### Work to be completed
Identify all lines in the listing that include the word "diagram", and copy them out.

### Data shown
start
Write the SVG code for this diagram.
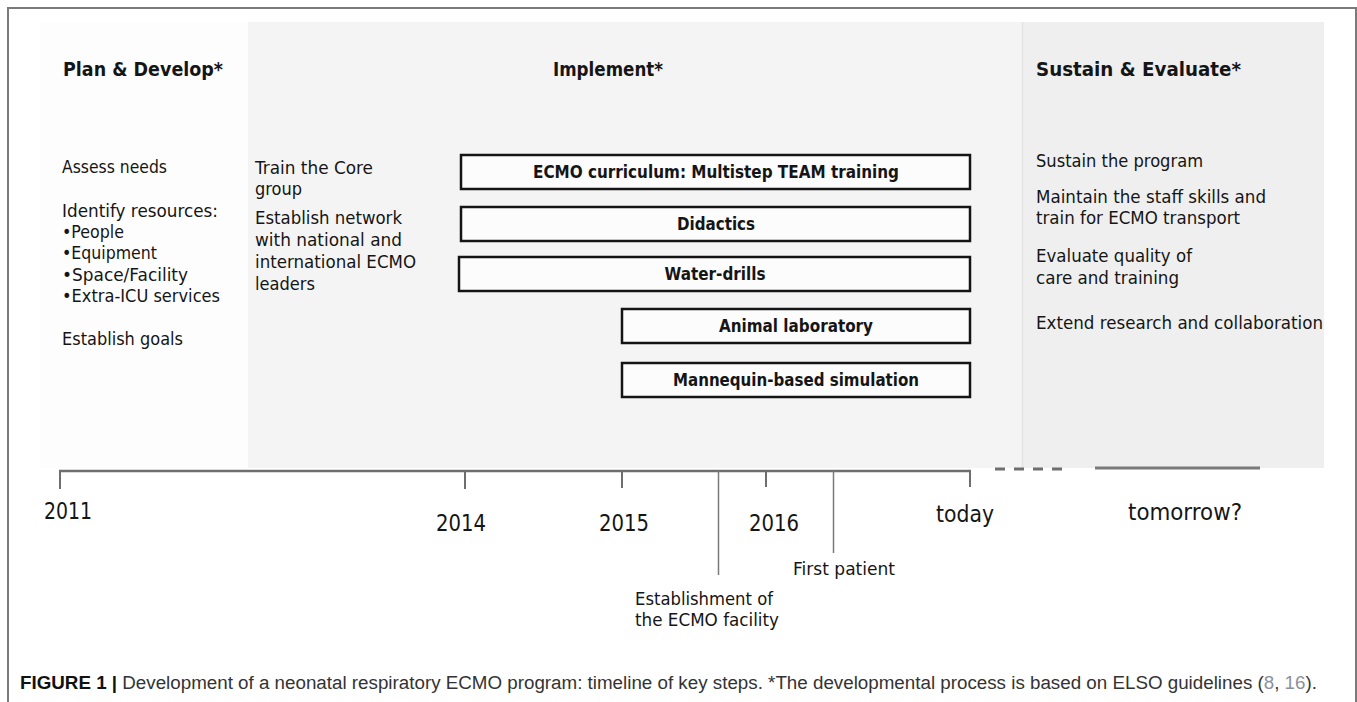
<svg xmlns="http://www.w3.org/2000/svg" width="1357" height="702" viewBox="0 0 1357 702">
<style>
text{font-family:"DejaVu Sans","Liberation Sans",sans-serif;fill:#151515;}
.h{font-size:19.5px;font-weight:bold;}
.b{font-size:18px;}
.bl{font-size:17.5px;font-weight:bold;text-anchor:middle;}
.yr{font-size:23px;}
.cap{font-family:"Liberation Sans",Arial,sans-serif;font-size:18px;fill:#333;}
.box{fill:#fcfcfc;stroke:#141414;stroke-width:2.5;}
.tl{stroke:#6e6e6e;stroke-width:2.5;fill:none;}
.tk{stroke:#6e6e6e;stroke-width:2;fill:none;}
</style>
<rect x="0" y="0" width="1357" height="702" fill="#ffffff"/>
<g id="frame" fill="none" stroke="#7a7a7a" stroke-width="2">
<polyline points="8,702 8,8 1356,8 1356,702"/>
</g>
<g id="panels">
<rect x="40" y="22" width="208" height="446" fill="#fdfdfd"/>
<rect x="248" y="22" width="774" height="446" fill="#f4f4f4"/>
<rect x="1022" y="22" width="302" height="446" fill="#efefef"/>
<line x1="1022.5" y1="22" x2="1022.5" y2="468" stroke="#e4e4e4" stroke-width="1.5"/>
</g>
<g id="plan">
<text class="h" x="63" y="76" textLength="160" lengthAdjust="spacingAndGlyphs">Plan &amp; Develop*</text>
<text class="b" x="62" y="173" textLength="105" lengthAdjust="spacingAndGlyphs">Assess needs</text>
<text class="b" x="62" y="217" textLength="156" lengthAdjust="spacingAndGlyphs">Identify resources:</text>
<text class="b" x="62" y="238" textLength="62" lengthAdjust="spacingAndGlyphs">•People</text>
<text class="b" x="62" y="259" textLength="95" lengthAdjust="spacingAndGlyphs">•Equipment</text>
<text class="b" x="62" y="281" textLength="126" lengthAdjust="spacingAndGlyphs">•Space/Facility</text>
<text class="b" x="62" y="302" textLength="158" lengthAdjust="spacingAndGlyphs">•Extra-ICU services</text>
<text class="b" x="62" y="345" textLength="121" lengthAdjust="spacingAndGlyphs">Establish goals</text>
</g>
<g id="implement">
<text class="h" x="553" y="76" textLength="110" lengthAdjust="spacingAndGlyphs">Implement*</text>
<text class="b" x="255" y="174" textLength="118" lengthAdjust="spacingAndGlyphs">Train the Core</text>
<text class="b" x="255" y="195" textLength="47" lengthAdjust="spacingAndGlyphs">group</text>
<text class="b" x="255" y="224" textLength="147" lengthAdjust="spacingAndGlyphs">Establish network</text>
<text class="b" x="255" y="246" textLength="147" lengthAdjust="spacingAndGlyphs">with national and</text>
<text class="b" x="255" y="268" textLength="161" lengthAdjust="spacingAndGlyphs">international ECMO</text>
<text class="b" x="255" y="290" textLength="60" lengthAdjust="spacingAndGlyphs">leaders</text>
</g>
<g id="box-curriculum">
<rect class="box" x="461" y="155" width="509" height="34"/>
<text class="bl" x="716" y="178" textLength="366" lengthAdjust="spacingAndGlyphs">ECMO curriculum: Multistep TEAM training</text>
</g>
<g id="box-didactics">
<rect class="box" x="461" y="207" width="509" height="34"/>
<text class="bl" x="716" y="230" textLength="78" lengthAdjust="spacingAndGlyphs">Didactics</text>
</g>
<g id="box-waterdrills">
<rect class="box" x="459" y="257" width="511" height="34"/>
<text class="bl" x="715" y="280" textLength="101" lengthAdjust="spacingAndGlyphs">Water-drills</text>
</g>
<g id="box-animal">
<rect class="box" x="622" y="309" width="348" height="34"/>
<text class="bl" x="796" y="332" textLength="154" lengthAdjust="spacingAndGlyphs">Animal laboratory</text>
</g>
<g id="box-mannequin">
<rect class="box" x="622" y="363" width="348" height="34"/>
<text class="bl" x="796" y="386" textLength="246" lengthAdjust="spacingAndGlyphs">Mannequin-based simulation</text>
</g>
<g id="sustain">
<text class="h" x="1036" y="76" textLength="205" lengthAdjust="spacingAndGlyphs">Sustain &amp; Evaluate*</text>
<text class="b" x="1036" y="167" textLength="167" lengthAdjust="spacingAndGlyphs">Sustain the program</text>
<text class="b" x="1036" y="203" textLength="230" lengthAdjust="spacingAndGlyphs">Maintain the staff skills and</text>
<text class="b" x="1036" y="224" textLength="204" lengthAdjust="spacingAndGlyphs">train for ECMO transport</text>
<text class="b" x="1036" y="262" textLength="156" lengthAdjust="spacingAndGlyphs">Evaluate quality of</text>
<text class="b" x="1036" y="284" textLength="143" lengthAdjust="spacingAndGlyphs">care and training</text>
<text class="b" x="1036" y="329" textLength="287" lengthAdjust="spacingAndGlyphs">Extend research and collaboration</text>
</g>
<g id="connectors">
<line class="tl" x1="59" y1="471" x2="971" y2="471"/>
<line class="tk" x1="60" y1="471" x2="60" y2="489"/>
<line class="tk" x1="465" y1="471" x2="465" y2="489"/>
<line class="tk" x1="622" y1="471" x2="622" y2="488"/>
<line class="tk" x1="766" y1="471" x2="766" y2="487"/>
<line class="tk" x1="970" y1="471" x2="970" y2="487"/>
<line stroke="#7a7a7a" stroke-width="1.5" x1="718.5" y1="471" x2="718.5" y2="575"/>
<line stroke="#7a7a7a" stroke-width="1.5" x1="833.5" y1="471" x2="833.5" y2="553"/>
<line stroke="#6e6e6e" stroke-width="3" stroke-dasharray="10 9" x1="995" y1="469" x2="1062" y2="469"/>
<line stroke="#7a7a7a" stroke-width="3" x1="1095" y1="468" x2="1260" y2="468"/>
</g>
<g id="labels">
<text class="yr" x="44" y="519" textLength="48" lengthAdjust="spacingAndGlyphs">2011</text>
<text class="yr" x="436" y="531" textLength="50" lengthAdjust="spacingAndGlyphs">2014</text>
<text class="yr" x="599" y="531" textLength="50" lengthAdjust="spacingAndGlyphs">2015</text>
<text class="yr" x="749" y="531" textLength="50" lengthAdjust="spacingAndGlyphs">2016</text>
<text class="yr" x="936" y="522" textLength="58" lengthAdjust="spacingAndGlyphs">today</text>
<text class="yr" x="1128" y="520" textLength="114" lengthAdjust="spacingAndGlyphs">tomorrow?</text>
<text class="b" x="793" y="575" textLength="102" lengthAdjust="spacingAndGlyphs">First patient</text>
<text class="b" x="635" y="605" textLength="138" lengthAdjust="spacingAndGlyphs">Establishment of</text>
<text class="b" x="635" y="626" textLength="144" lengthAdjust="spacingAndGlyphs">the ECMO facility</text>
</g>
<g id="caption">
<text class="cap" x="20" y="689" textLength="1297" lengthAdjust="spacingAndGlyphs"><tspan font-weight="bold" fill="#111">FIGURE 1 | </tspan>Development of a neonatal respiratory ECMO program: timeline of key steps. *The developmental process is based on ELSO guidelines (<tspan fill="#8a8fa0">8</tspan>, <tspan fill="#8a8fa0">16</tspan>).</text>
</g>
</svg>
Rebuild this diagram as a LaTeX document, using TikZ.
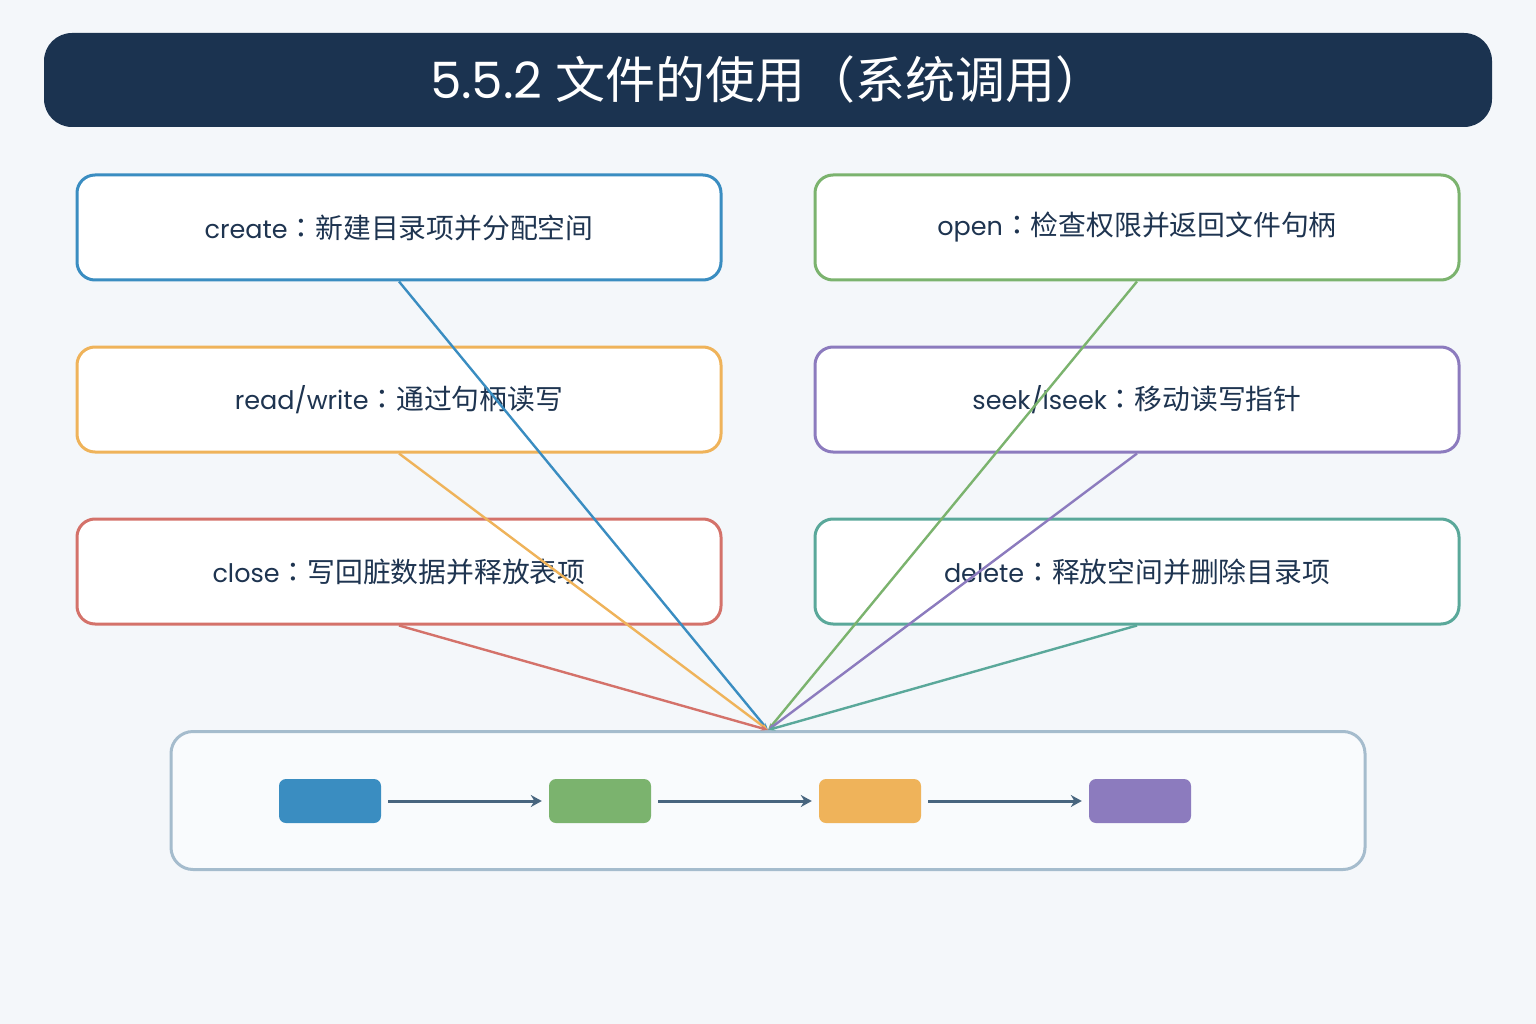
end
### Complete output
Write the SVG code for this diagram.
Rebuild this diagram as a LaTeX document, using TikZ.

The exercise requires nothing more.